Deixei também de incluir como noir alguns dramas criminais que não tinha visto (v. g. Johnny Angel / Johnny Angel / 1945, The Lady Confesses / 1945, Mulher Dillinger / Decoy / 1949, Prisioneiro do Medo / The Pretender / 1947, Maré Alta / High Tide / 1947, Traição / Race Street / 12948, Desafiando o Perigo ; Red Light / 1950, Na Noite do Crime / Woman on the Run / !950, The Man who Cheated Himself / !950, Cidade Tenebrosa / Crime Wave / 1954, Fúria Assassina / The Naked Alibi / 1954, Pecado e Redenção / Rogue Cop / 1954. Para corrigir as falhas, escreví uma série de artigos neste meu blog (Film Noir I, II, III e IV), publicados sucessivamente em 21 e 27 de março de 2004 e 7,14, e 26 de abril do mesmo ano, como uma espécie de revisão do livro. Agora, alarmado com as listas de filmes noir, a meu ver estafúrdidas, que continuam aparecendo, retomo o assunto, para confirmar meu conceito de filme noir.

Para ser franco, ainda tenho dúvidas sobre se determinados filmes são noir ou não, porque nem sempre é fácil distinguir o gênero de um filme. Sombras do Mal / Night and the City / 1950 tem todos os ingredientes de um filme noir, porém a ação transcorre fora do ambiente ubano americano. E seria drama criminal? ou drama psicológico? Borde e Chjaumeton “Panorama du Film Noir Américan” (Flammarion, 1955) escolheram a foto de Richard Widmark como o seu personagem em Sombras do Mal para a capa do seu livro. Entretanto, no Índice Cronológico das Séries (pois eles consideravam o fenômento noir como uma série (sugerindo não se sabe bem se um ciclo ou um gênero), os dois autores não colocaram o filme de Jules Dassin entre os Films Noirs, mas sim entre os de Psychologie Criminelle ao lado de Amar foi Minha Ruína, como se fosse um drama psicológico, onde ocorre um crime.

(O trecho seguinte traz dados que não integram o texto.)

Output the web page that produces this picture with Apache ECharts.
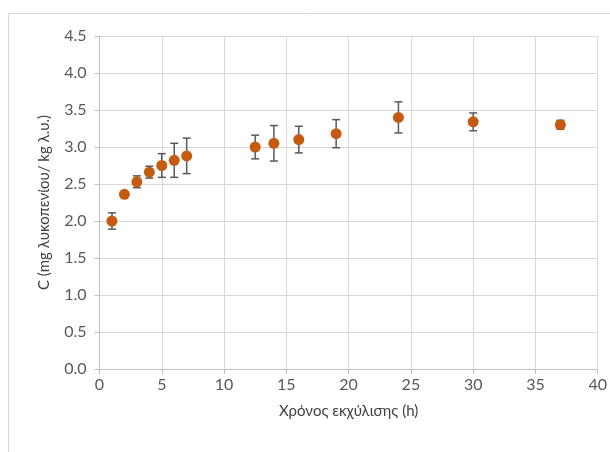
<!DOCTYPE html>
<html>
<head>
<meta charset="utf-8">
<script src="https://cdn.jsdelivr.net/npm/echarts@6/dist/echarts.min.js"></script>
<style>html,body{margin:0;padding:0;background:#fff}#c{width:610px;height:452px}</style>
</head>
<body>
<div id="c"></div>
<script>
const times = [1, 2, 3, 4, 5, 6, 7, 12.5, 14, 16, 19, 24, 30, 37];
const means = [2.00, 2.36, 2.53, 2.66, 2.75, 2.82, 2.88, 3.00, 3.05, 3.10, 3.18, 3.40, 3.34, 3.30];
const errs  = [0.11, 0.03, 0.08, 0.08, 0.16, 0.23, 0.24, 0.16, 0.24, 0.18, 0.19, 0.21, 0.12, 0.06];
const xTitle = 'Χρόνος εκχύλισης (h)';
const yTitle = 'C (mg λυκοπενίου/ kg λ.υ.)';

const FONT = "Lato, 'Noto Sans', sans-serif";
const points = times.map((t, i) => [t, means[i]]);
const bars = times.map((t, i) => [t, means[i] - errs[i], means[i] + errs[i]]);

const chart = echarts.init(document.getElementById('c'), null, {renderer: 'canvas'});
chart.setOption({
  animation: false,
  backgroundColor: '#fff',
  graphic: [{
    type: 'rect', shape: {x: 8.5, y: 13.5, width: 620, height: 460},
    style: {fill: 'none', stroke: '#d9d9d9', lineWidth: 1}, z: -10, silent: true
  }],
  grid: {left: 99.5, right: 12, top: 36, bottom: 83, containLabel: false},
  xAxis: {
    type: 'value', min: 0, max: 40, interval: 5,
    name: xTitle, nameLocation: 'middle', nameGap: 35,
    nameTextStyle: {color: '#404040', fontSize: 15, fontFamily: FONT},
    axisLine: {show: true, onZero: false, lineStyle: {color: '#bfbfbf', width: 1}},
    axisTick: {show: true, length: 5, lineStyle: {color: '#bfbfbf'}},
    axisLabel: {color: '#595959', fontSize: 16, fontFamily: FONT, margin: 8},
    splitLine: {show: true, lineStyle: {color: '#d9d9d9', width: 1}}
  },
  yAxis: {
    type: 'value', min: 0, max: 4.5, interval: 0.5,
    name: yTitle, nameLocation: 'middle', nameGap: 48, nameRotate: 90,
    nameTextStyle: {color: '#404040', fontSize: 15, fontFamily: FONT},
    axisLine: {show: true, lineStyle: {color: '#bfbfbf', width: 1}},
    axisTick: {show: true, length: 5, lineStyle: {color: '#bfbfbf'}},
    axisLabel: {color: '#595959', fontSize: 16, fontFamily: FONT, margin: 13,
      formatter: v => v.toFixed(1)},
    splitLine: {show: true, lineStyle: {color: '#d9d9d9', width: 1}}
  },
  series: [
    {
      type: 'custom',
      data: bars,
      z: 2,
      renderItem: function (params, api) {
        const x = api.value(0);
        const lo = api.coord([x, api.value(1)]);
        const hi = api.coord([x, api.value(2)]);
        const w = 4;
        const st = {stroke: '#595959', lineWidth: 1.5, fill: 'none'};
        return {
          type: 'group',
          children: [
            {type: 'line', shape: {x1: lo[0], y1: lo[1], x2: hi[0], y2: hi[1]}, style: st},
            {type: 'line', shape: {x1: lo[0] - w, y1: lo[1], x2: lo[0] + w, y2: lo[1]}, style: st},
            {type: 'line', shape: {x1: hi[0] - w, y1: hi[1], x2: hi[0] + w, y2: hi[1]}, style: st}
          ]
        };
      }
    },
    {
      type: 'scatter',
      data: points,
      symbol: 'circle',
      symbolSize: 11,
      z: 3,
      itemStyle: {color: '#c55a11', opacity: 1}
    }
  ]
});
</script>
</body>
</html>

Spencer Selby (“Dark City -The Film Noir” (McFarland, 1984) tinha razão ao sugerir que “O filme noir é talvez a mais escorregadia de todas as categorias fílmicas”. Brutalidade / Brute Force / 1947 e Cidade Nua / The Naked City / 1948 possuem alguns aspectos noir mas hoje, pensando melhor, não os colocaria no meu livro.